YZAGUIRRE: Precisely.
You are asking people who are undocumented
to come forward, declare the fact that they're undocumented, and
then expose themselves to possible, perhaps even probable, deportation
after a period of time. It is no pathway to legalization, to earned
legalization, to regularization of their status. And it falls far
short of what we had talked about before the September the 11th
incident.
COLLINS: But the plan does provide
incentives to go back to their home country, possibly starting their
own business and supporting their families in their own country.
It offers them retirement benefits and some new tax savings accounts.
Isn't that different than what was offered before?
YZAGUIRRE: No. As a matter of fact,
the Bracero program also had a savings provision, which, in fact
[was] not lived up to.
But it still amounts to sugarcoating
what is not a particularly generous proposition. It's not one that's
likely to attract a lot of people coming forth.

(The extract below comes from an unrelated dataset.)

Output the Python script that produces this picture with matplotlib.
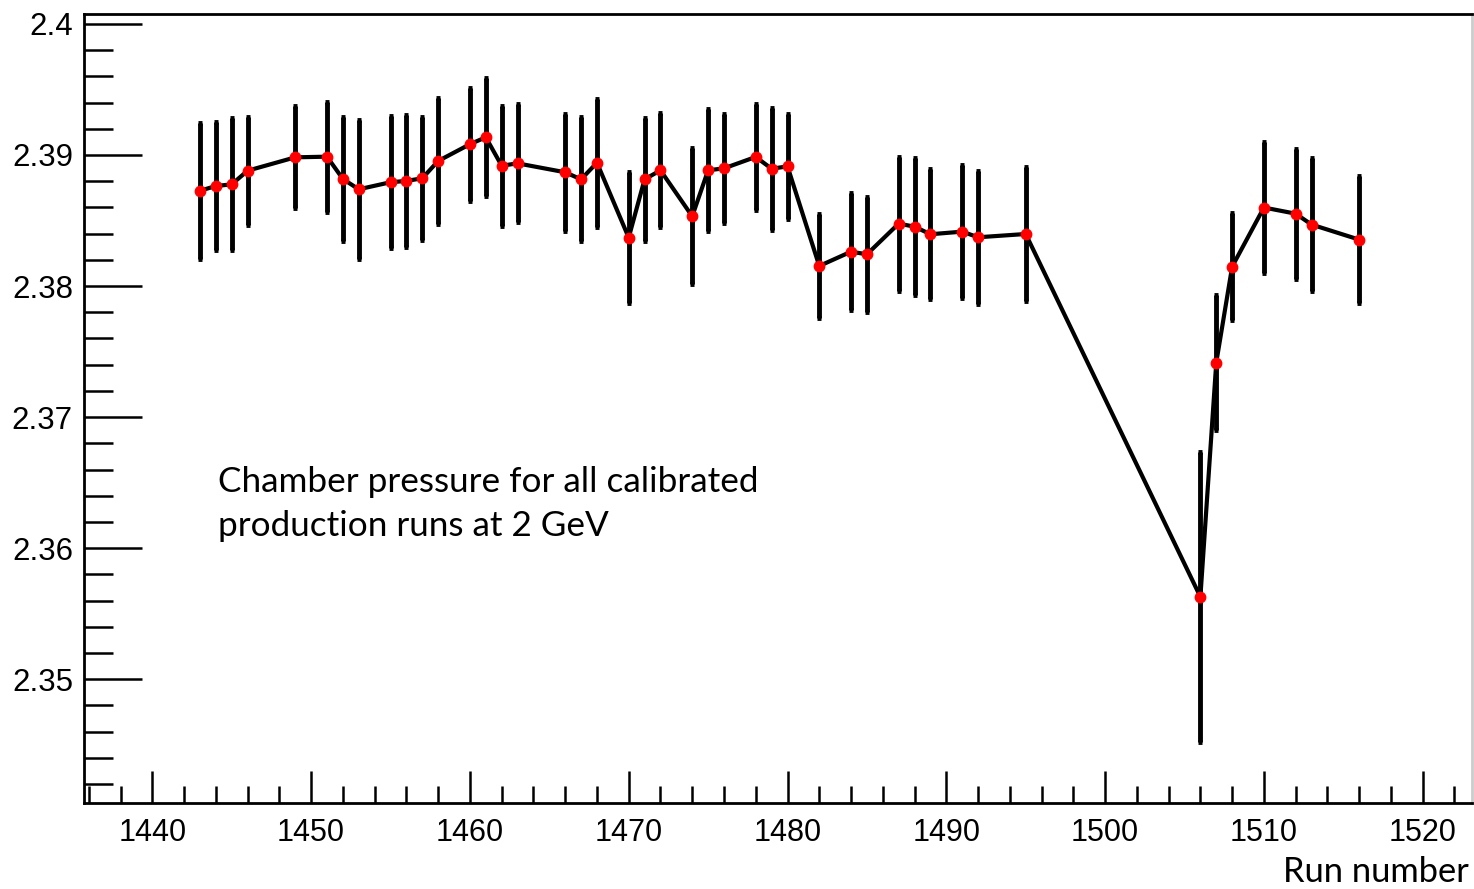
import numpy as np
import matplotlib
matplotlib.use("Agg")
import matplotlib.pyplot as plt
from matplotlib.ticker import MultipleLocator

# run numbers and chamber pressure
runs = [1443, 1444, 1445, 1446, 1449, 1451, 1452, 1453, 1455, 1456, 1457, 1458,
        1460, 1461, 1462, 1463, 1466, 1467, 1468, 1470, 1471, 1472, 1474, 1475,
        1476, 1478, 1479, 1480, 1482, 1484, 1485, 1487, 1488, 1489, 1491, 1492,
        1495, 1506, 1507, 1508, 1510, 1512, 1513, 1516]
pressure = [2.38727, 2.38763, 2.38776, 2.38880, 2.38982, 2.38987, 2.38817, 2.38738,
            2.38792, 2.38802, 2.38822, 2.38954, 2.39082, 2.39135, 2.38918, 2.38936,
            2.38868, 2.38814, 2.38941, 2.38369, 2.38814, 2.38883, 2.38532, 2.38883,
            2.38898, 2.38985, 2.38895, 2.38913, 2.38153, 2.38262, 2.38242, 2.38476,
            2.38453, 2.38395, 2.38415, 2.38372, 2.38397, 2.35628, 2.37416, 2.38148,
            2.38599, 2.38552, 2.38469, 2.38354]
pressure_err = [0.00518, 0.00488, 0.00503, 0.00412, 0.00389, 0.00419, 0.00476, 0.00530,
                0.00503, 0.00503, 0.00470, 0.00480, 0.00432, 0.00450, 0.00457, 0.00450,
                0.00446, 0.00473, 0.00488, 0.00498, 0.00469, 0.00434, 0.00518, 0.00465,
                0.00417, 0.00404, 0.00465, 0.00402, 0.00400, 0.00447, 0.00438, 0.00511,
                0.00521, 0.00495, 0.00505, 0.00508, 0.00508, 0.01105, 0.00516, 0.00409,
                0.00503, 0.00495, 0.00507, 0.00482]

fig = plt.figure(figsize=(14.74, 8.89), dpi=100)
ax = fig.add_axes([0.057, 0.0967, 0.9416, 0.8876])

ax.errorbar(runs, pressure, yerr=pressure_err, fmt='none', ecolor='black',
            elinewidth=3.5, capsize=1.5, capthick=3.5, zorder=2)
ax.plot(runs, pressure, color='black', lw=3, zorder=3)
ax.plot(runs, pressure, 'o', color='red', ms=7.5, mec='red', zorder=4)

ax.set_xlim(1435.7, 1523.1)
ax.set_ylim(2.34055, 2.40076)

ax.xaxis.set_major_locator(MultipleLocator(10))
ax.xaxis.set_minor_locator(MultipleLocator(2))
ax.yaxis.set_major_locator(MultipleLocator(0.01))
ax.yaxis.set_minor_locator(MultipleLocator(0.002))
ax.yaxis.set_major_formatter(plt.FuncFormatter(lambda v, p: ('%.3f' % v).rstrip('0')))

ax.tick_params(axis='x', which='major', direction='in', length=23, width=1.8,
               top=False, labelsize=22, pad=11)
ax.tick_params(axis='x', which='minor', direction='in', length=12, width=1.8, top=False)
ax.tick_params(axis='y', which='major', direction='in', length=42, width=1.8,
               right=False, labelsize=22.5, pad=8)
ax.tick_params(axis='y', which='minor', direction='in', length=21, width=1.8, right=False)
for lab in ax.get_xticklabels() + ax.get_yticklabels():
    lab.set_family('Liberation Sans')

for s in ax.spines.values():
    s.set_linewidth(2)
ax.spines['right'].set_color('#cccccc')

ax.text(0.0965, 0.394, 'Chamber pressure for all calibrated', transform=ax.transAxes,
        fontsize=25.3, family='Lato', va='baseline', ha='left')
ax.text(0.0965, 0.338, 'production runs at 2 GeV', transform=ax.transAxes,
        fontsize=25.3, family='Lato', va='baseline', ha='left')

fig.text(0.9963, 0.008, 'Run number', fontsize=24.8, family='Lato', ha='right', va='baseline')

fig.savefig('out.png', dpi=100)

COLLINS: Mr. Yzaguirre, what were
you hoping the president would offer?
YZAGUIRRE: We were hoping that
he would keep his promises to offer comprehensive immigration reform
that would include, indeed, perhaps a temporary worker program,
but that the heart of it would be earned legalization, a pathway,
so that people who are currently paying taxes, subsidizing our Social
Security system, improving our standard of living, would have an
opportunity to do what millions of other Americans -- other immigrants
have done, become American citizens.
COLLINS: What will happen now,
in your eyes?
YZAGUIRRE: It's hard to tell.
You know, we don't have a specific
proposal. We have a series of concepts and broad strokes. The fact
that it comes so late in the legislative calendar makes it very
difficult to expect that it will pass Congress this year. So, it
may be no more than a political gesture to earn the vote of the
Hispanic community.
NCLR STRONGLY
CRITICAL OF WHITE HOUSE IMMIGRATION PROPOSAL
[Washington, D.C. — Raul
Yzaguirre, President of the National Council of La Raza (NCLR),
the nation’s largest Latino civil rights organization, offered
this reaction today to President Bush’s announcement on immigration
policy:]
Hispanic Americans are extremely
disappointed with the President’s announcement today on immigration
policy, which appears to offer the business community full access
to the immigrant workers it needs while providing very little to
the workers themselves. This represents a major departure from the
Administration’s posture when they initiated this debate in
2001. This is a bitter disappointment to Latinos who were excited
by the President’s apparent willingness two years ago to consider
creating a path to permanent legal status for undocumented immigrants
living and working in the United States.
The President’s proposal
is limited to creating a potentially huge new guestworker program
for immigrant workers with no meaningful access to permanent visas
or a path to citizenship for those working, paying taxes, and raising
their families in the United States. Immigrants would be asked to
sign up for what is likely to be second-class status in the American
workforce, which could lead to their removal when their status expires
or is terminated. Labor rights for temporary workers have historically
been weaker than those afforded to workers in the domestic labor
force. Under this proposal, workers would be vulnerable during their
temporary status, and even more vulnerable when it expires, which
would also have a negative impact on wages and working conditions
for their U.S.-born co-workers.
The timing of this proposal
at the beginning of an election year after more than two years of
silence on the issue suggests that the White House intends to appeal
to Latino voters by purporting to establish broad and generous access
to legal status. The details of the proposal, however, reveal that
this is at best an empty promise, and at worst a political ploy
aimed at vulnerable immigrants and those of us who care deeply about
them. If President Bush is serious about moving a reform agenda
forward, we are prepared to work with him, but we will insist on
reforms that fully respect the many contributions that immigrants
make to this country by putting immigrants on a path to permanent
status. Until then, we believe that Latinos will judge the President
on his actions, not simply his words.